▸ **RECORDS PROVIDED**:
##############################
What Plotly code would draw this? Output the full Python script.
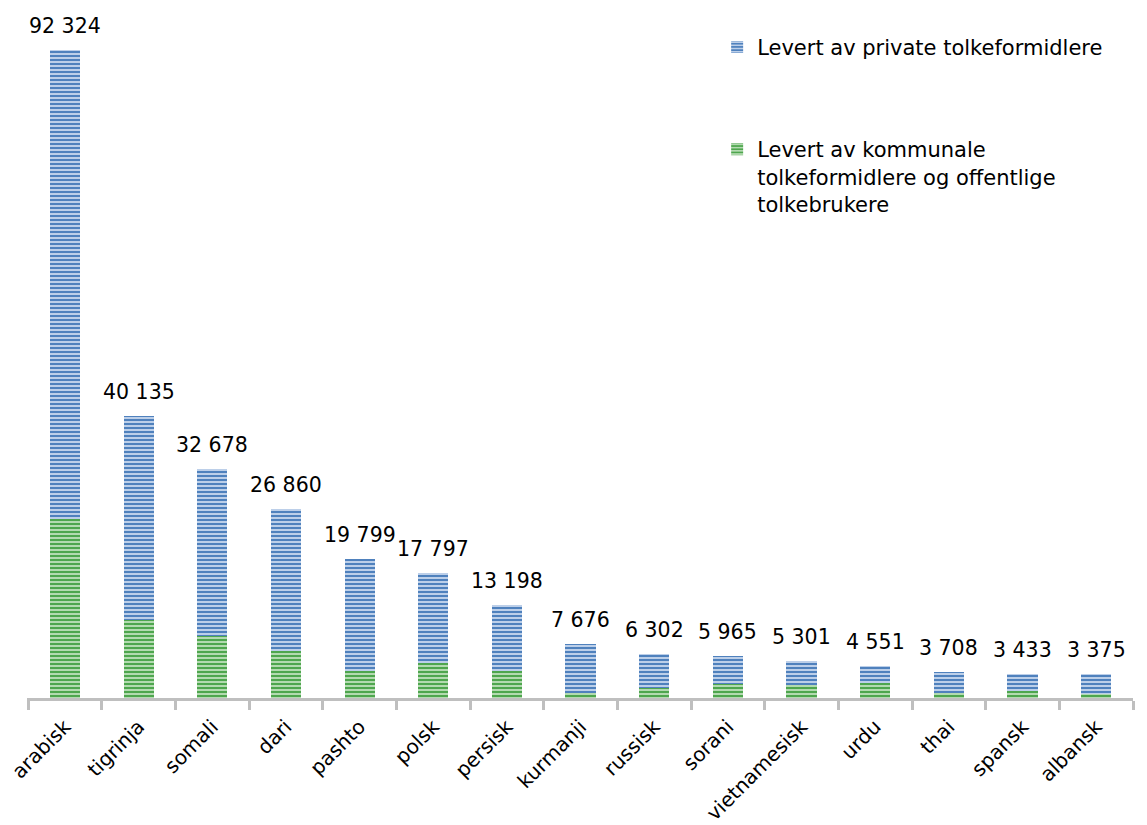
import plotly.graph_objects as go

languages = ["arabisk", "tigrinja", "somali", "dari", "pashto", "polsk", "persisk",
             "kurmanji", "russisk", "sorani", "vietnamesisk", "urdu", "thai", "spansk", "albansk"]
totals = [92324, 40135, 32678, 26860, 19799, 17797, 13198, 7676, 6302, 5965, 5301, 4551, 3708, 3433, 3375]
kommunale = [25500, 11100, 8900, 6700, 3900, 4950, 3800, 700, 1400, 2050, 1800, 2200, 700, 1050, 550]
private = [t - k for t, k in zip(totals, kommunale)]
total_labels = [f"{t:,}".replace(",", " ") for t in totals]

FONT = "DejaVu Sans"
BLUE = "#4f81bd"
BLUE_LIGHT = "#c9d8ee"
GREEN = "#4ea64e"
GREEN_LIGHT = "#bfe0bb"

fig = go.Figure()
fig.add_trace(go.Bar(
    x=languages, y=kommunale,
    name="Levert av kommunale<br>tolkeformidlere og offentlige<br>tolkebrukere",
    legendgroup="g2", legendrank=2,
    marker=dict(color=GREEN, line=dict(width=0),
                pattern=dict(shape="-", size=4, solidity=0.45,
                             fgcolor=GREEN_LIGHT, bgcolor=GREEN, fillmode="replace")),
    hoverinfo="skip",
))
fig.add_trace(go.Bar(
    x=languages, y=private,
    name="Levert av private tolkeformidlere",
    legendgroup="g1", legendrank=1,
    marker=dict(color=BLUE, line=dict(width=0),
                pattern=dict(shape="-", size=4, solidity=0.45,
                             fgcolor=BLUE_LIGHT, bgcolor=BLUE, fillmode="replace")),
    hoverinfo="skip",
))

for lang, t, lab in zip(languages, totals, total_labels):
    fig.add_annotation(x=lang, y=t, text=lab, showarrow=False,
                       yanchor="middle", yshift=24,
                       font=dict(family=FONT, size=20.5, color="black"))

fig.update_layout(
    width=1147, height=825,
    margin=dict(l=27, r=14, t=20, b=127, autoexpand=False),
    paper_bgcolor="white", plot_bgcolor="white",
    barmode="stack", bargap=0.59,
    font=dict(family=FONT, size=21, color="black"),
    showlegend=True,
    legend=dict(x=0.624, y=0.99, xanchor="left", yanchor="top",
                traceorder="grouped", tracegroupgap=72, valign="top",
                font=dict(family=FONT, size=21, color="black"),
                bgcolor="rgba(0,0,0,0)"),
    xaxis=dict(showline=True, linecolor="#bfbfbf", linewidth=3,
               ticks="outside", tickson="boundaries", ticklen=9, tickwidth=3,
               tickcolor="#bfbfbf", tickangle=-45, showgrid=False,
               ticklabelstandoff=6, automargin=False,
               tickfont=dict(family=FONT, size=20, color="black")),
    yaxis=dict(range=[0, 96600], showline=False, showgrid=False, zeroline=False,
               showticklabels=False, ticks="", automargin=False),
)

fig.write_html("out.html")
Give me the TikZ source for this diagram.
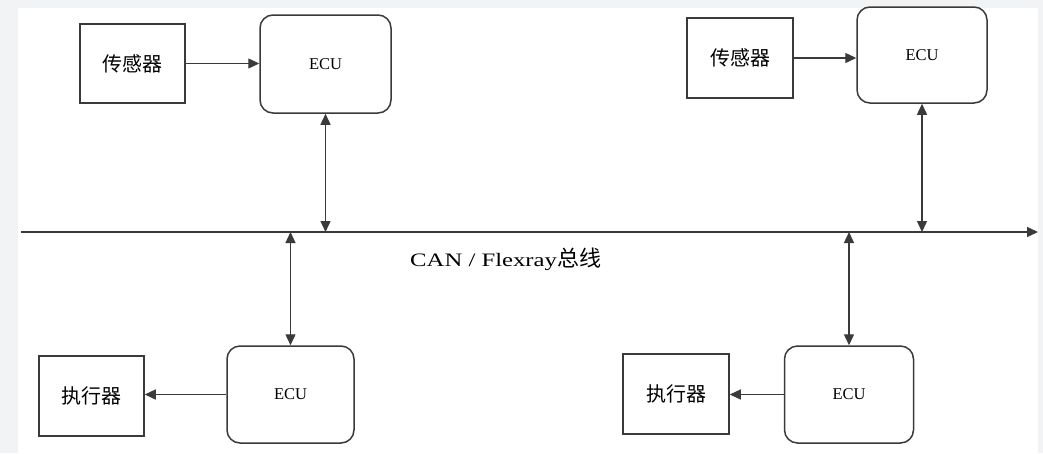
\documentclass[tikz,border=0pt]{standalone}
\usepackage{fontspec}
\setmainfont{Liberation Serif}
\newfontfamily\cjk{Noto Sans CJK SC}
\usetikzlibrary{arrows.meta}
\definecolor{edge}{HTML}{3A3A3A}
\definecolor{bgrey}{HTML}{F2F3F5}
\tikzset{
  box/.style={draw=edge, line width=1.5pt, fill=white, inner sep=0pt, font=\cjk\fontsize{20}{22}\selectfont},
  ecu/.style={draw=edge, line width=1.5pt, fill=white, rounded corners=13pt, inner sep=0pt, font=\fontsize{16.5}{18}\selectfont},
  conn/.style={draw=edge, line width=1.4pt},
  tip/.style={-{Triangle[length=11pt,width=10pt]}},
  tips/.style={{Triangle[length=11pt,width=10pt]}-{Triangle[length=11pt,width=10pt]}},
}
\begin{document}
\begin{tikzpicture}[x=1pt,y=-1pt]
\fill[bgrey] (0,0) rectangle (1043,453);
\fill[white] (18,8) rectangle (1038,453);
\useasboundingbox (0,0) rectangle (1043,453);
% top left
\node[box, minimum width=105pt, minimum height=79pt] (s1) at (132.5,63.5) {传感器};
\node[ecu, minimum width=131pt, minimum height=98pt] (e1) at (325.5,64) {ECU};
% top right
\node[box, minimum width=106pt, minimum height=80pt] (s2) at (740,58) {传感器};
\node[ecu, minimum width=130pt, minimum height=96pt] (e2) at (922,55) {ECU};
% bottom left
\node[box, minimum width=105pt, minimum height=80pt] (a1) at (91.5,396) {执行器};
\node[ecu, minimum width=127pt, minimum height=97pt] (e3) at (290.5,394.5) {ECU};
% bottom right
\node[box, minimum width=106pt, minimum height=80pt] (a2) at (676,394) {执行器};
\node[ecu, minimum width=129pt, minimum height=97pt] (e4) at (849,394.5) {ECU};
% bus
\coordinate (busL) at (21,232);
\coordinate (busR) at (1038,232);
\draw[conn, tip] (busL) -- (busR);
\node[anchor=west, inner sep=0pt] (lbl) at (410,259) {\scalebox{1.3}[1]{\fontsize{19}{21}\selectfont CAN / Flexray}{\cjk\fontsize{22}{24}\selectfont 总线}};
% connectors
\draw[conn, tip] (s1.east) -- (s1.east -| e1.west);
\draw[conn, tip] (s2.east) -- (s2.east -| e2.west);
\draw[conn, tip] (e3.west) -- (e3.west -| a1.east);
\draw[conn, tip] (e4.west) -- (e4.west -| a2.east);
\draw[conn, tips] (e1.south) -- (e1.south |- busL);
\draw[conn, tips] (e2.south) -- (e2.south |- busL);
\draw[conn, tips] (e3.north) -- (e3.north |- busL);
\draw[conn, tips] (e4.north) -- (e4.north |- busL);
\end{tikzpicture}
\end{document}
##############################
Print out the whole of the material word for word, without pictures.

What Plotly code would draw this? Output the full Python script.
import plotly.graph_objects as go

languages = ["arabisk", "tigrinja", "somali", "dari", "pashto", "polsk", "persisk",
             "kurmanji", "russisk", "sorani", "vietnamesisk", "urdu", "thai", "spansk", "albansk"]
totals = [92324, 40135, 32678, 26860, 19799, 17797, 13198, 7676, 6302, 5965, 5301, 4551, 3708, 3433, 3375]
kommunale = [25500, 11100, 8900, 6700, 3900, 4950, 3800, 700, 1400, 2050, 1800, 2200, 700, 1050, 550]
private = [t - k for t, k in zip(totals, kommunale)]
total_labels = [f"{t:,}".replace(",", " ") for t in totals]

FONT = "DejaVu Sans"
BLUE = "#4f81bd"
BLUE_LIGHT = "#c9d8ee"
GREEN = "#4ea64e"
GREEN_LIGHT = "#bfe0bb"

fig = go.Figure()
fig.add_trace(go.Bar(
    x=languages, y=kommunale,
    name="Levert av kommunale<br>tolkeformidlere og offentlige<br>tolkebrukere",
    legendgroup="g2", legendrank=2,
    marker=dict(color=GREEN, line=dict(width=0),
                pattern=dict(shape="-", size=4, solidity=0.45,
                             fgcolor=GREEN_LIGHT, bgcolor=GREEN, fillmode="replace")),
    hoverinfo="skip",
))
fig.add_trace(go.Bar(
    x=languages, y=private,
    name="Levert av private tolkeformidlere",
    legendgroup="g1", legendrank=1,
    marker=dict(color=BLUE, line=dict(width=0),
                pattern=dict(shape="-", size=4, solidity=0.45,
                             fgcolor=BLUE_LIGHT, bgcolor=BLUE, fillmode="replace")),
    hoverinfo="skip",
))

for lang, t, lab in zip(languages, totals, total_labels):
    fig.add_annotation(x=lang, y=t, text=lab, showarrow=False,
                       yanchor="middle", yshift=24,
                       font=dict(family=FONT, size=20.5, color="black"))

fig.update_layout(
    width=1147, height=825,
    margin=dict(l=27, r=14, t=20, b=127, autoexpand=False),
    paper_bgcolor="white", plot_bgcolor="white",
    barmode="stack", bargap=0.59,
    font=dict(family=FONT, size=21, color="black"),
    showlegend=True,
    legend=dict(x=0.624, y=0.99, xanchor="left", yanchor="top",
                traceorder="grouped", tracegroupgap=72, valign="top",
                font=dict(family=FONT, size=21, color="black"),
                bgcolor="rgba(0,0,0,0)"),
    xaxis=dict(showline=True, linecolor="#bfbfbf", linewidth=3,
               ticks="outside", tickson="boundaries", ticklen=9, tickwidth=3,
               tickcolor="#bfbfbf", tickangle=-45, showgrid=False,
               ticklabelstandoff=6, automargin=False,
               tickfont=dict(family=FONT, size=20, color="black")),
    yaxis=dict(range=[0, 96600], showline=False, showgrid=False, zeroline=False,
               showticklabels=False, ticks="", automargin=False),
)

fig.write_html("out.html")
Give me the TikZ source for this diagram.
\documentclass[tikz,border=0pt]{standalone}
\usepackage{fontspec}
\setmainfont{Liberation Serif}
\newfontfamily\cjk{Noto Sans CJK SC}
\usetikzlibrary{arrows.meta}
\definecolor{edge}{HTML}{3A3A3A}
\definecolor{bgrey}{HTML}{F2F3F5}
\tikzset{
  box/.style={draw=edge, line width=1.5pt, fill=white, inner sep=0pt, font=\cjk\fontsize{20}{22}\selectfont},
  ecu/.style={draw=edge, line width=1.5pt, fill=white, rounded corners=13pt, inner sep=0pt, font=\fontsize{16.5}{18}\selectfont},
  conn/.style={draw=edge, line width=1.4pt},
  tip/.style={-{Triangle[length=11pt,width=10pt]}},
  tips/.style={{Triangle[length=11pt,width=10pt]}-{Triangle[length=11pt,width=10pt]}},
}
\begin{document}
\begin{tikzpicture}[x=1pt,y=-1pt]
\fill[bgrey] (0,0) rectangle (1043,453);
\fill[white] (18,8) rectangle (1038,453);
\useasboundingbox (0,0) rectangle (1043,453);
% top left
\node[box, minimum width=105pt, minimum height=79pt] (s1) at (132.5,63.5) {传感器};
\node[ecu, minimum width=131pt, minimum height=98pt] (e1) at (325.5,64) {ECU};
% top right
\node[box, minimum width=106pt, minimum height=80pt] (s2) at (740,58) {传感器};
\node[ecu, minimum width=130pt, minimum height=96pt] (e2) at (922,55) {ECU};
% bottom left
\node[box, minimum width=105pt, minimum height=80pt] (a1) at (91.5,396) {执行器};
\node[ecu, minimum width=127pt, minimum height=97pt] (e3) at (290.5,394.5) {ECU};
% bottom right
\node[box, minimum width=106pt, minimum height=80pt] (a2) at (676,394) {执行器};
\node[ecu, minimum width=129pt, minimum height=97pt] (e4) at (849,394.5) {ECU};
% bus
\coordinate (busL) at (21,232);
\coordinate (busR) at (1038,232);
\draw[conn, tip] (busL) -- (busR);
\node[anchor=west, inner sep=0pt] (lbl) at (410,259) {\scalebox{1.3}[1]{\fontsize{19}{21}\selectfont CAN / Flexray}{\cjk\fontsize{22}{24}\selectfont 总线}};
% connectors
\draw[conn, tip] (s1.east) -- (s1.east -| e1.west);
\draw[conn, tip] (s2.east) -- (s2.east -| e2.west);
\draw[conn, tip] (e3.west) -- (e3.west -| a1.east);
\draw[conn, tip] (e4.west) -- (e4.west -| a2.east);
\draw[conn, tips] (e1.south) -- (e1.south |- busL);
\draw[conn, tips] (e2.south) -- (e2.south |- busL);
\draw[conn, tips] (e3.north) -- (e3.north |- busL);
\draw[conn, tips] (e4.north) -- (e4.north |- busL);
\end{tikzpicture}
\end{document}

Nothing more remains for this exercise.